Figure scripts:
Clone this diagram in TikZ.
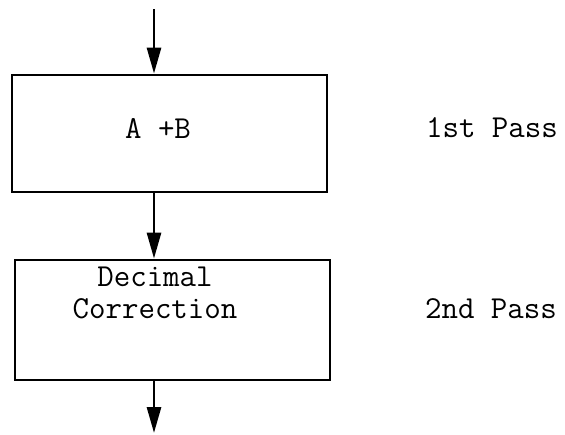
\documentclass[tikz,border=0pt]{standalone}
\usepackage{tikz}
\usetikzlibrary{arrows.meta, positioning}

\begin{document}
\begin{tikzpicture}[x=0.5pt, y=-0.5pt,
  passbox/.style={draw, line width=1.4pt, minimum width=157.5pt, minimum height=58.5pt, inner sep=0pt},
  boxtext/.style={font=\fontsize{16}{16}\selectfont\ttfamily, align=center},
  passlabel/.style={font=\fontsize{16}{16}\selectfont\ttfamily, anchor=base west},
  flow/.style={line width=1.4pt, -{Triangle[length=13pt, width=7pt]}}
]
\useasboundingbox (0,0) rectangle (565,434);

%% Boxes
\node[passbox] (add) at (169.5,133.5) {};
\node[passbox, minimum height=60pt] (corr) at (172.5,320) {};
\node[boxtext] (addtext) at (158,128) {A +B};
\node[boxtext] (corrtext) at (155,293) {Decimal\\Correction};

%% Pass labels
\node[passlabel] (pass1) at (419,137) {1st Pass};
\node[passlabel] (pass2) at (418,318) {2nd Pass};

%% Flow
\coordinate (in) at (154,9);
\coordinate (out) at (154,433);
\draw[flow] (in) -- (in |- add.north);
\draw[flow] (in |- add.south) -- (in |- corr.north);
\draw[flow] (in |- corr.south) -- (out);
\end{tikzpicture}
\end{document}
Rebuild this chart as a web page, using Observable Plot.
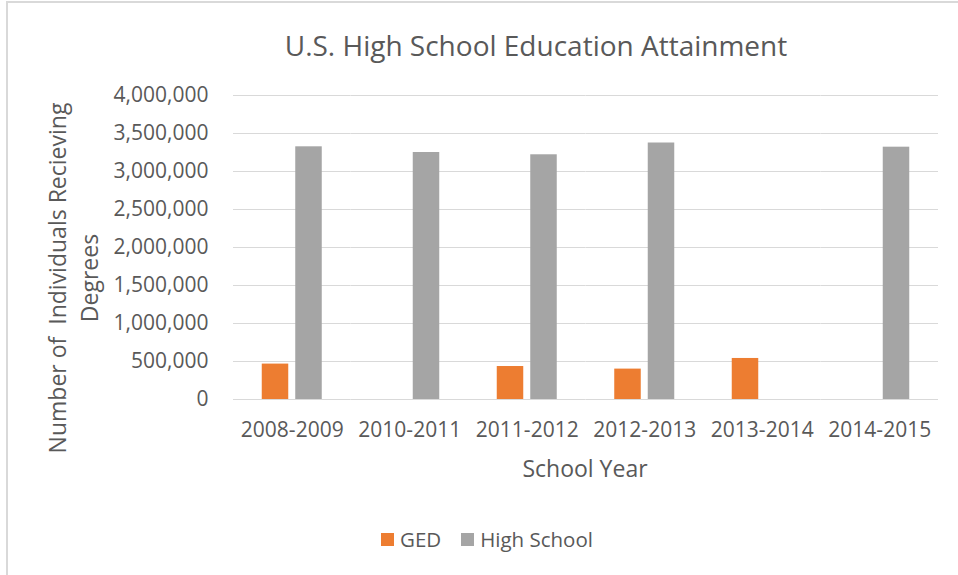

The exercise: From the data above, copy out every line with the string "this" in it.

Written reply:
Clone this diagram in TikZ.
Rebuild this chart as a web page, using Observable Plot.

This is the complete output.